Environmental exposures have a profound impact on the development and clinical course of childhood asthma. Environmental exposures commonly linked with asthma include tobacco smoke exposure, domestic and farm animals, respiratory viral infections, and occupational exposures [23]. Variants of the 17q21 locus may enhance the association between early respiratory infections and childhood asthma. Respiratory infections with human rhinovirus (HRV) in individuals with the risk genotype for rs7216389 SNP was associated with a >10- fold increase in odds ratio for childhood asthma. The rs7216389 genotype was also associated with increased transcript levels of ORMDL3 and GSDMB, but not IKZF3, in HRV-stimulated PBMCs [24]. The increased risk for early-onset asthma conferred by the 17q21 gene variants was also increased by early-life exposure to environmental tobacco smoke [4]. These studies highlight the interactions between 17q21 gene variants and common environmental risk factors, thus providing insights into the functional role of 17q21 locus in the pathophysiology of asthma.


In conclusion, several genetic epidemiological studies have consistently shown the association of 17q21 locus with asthma, thus highlighting the paramount importance of studying the biological roles of 17q21 genes.
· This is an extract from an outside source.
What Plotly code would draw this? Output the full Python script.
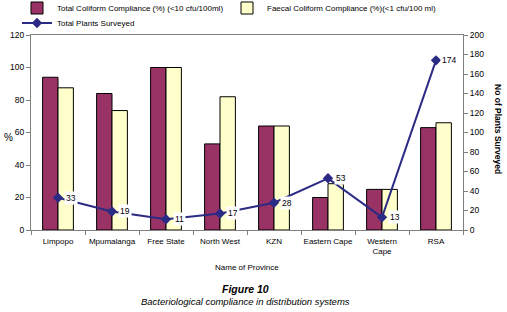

Recent experimental evidence has linked ORMDL3 to activation of ATF6α, altered calcium homeostasis, and sphingolipid synthesis. In addition, ORMDL3 transgenic mice exhibit increased airway remodeling and airway responsiveness suggesting an important role for ORMDL3 in asthma. At present the biological function(s) of the three other genes of this locus, including GSDMB, IKZF3 and ZPBP2 remains unexplored. As current asthma therapies mainly rely on symptomatic relief, identifying novel pathways that could be therapeutically manipulated based on a patient’s genotype is an important step towards developing a more personalized medicine approach for asthma therapies.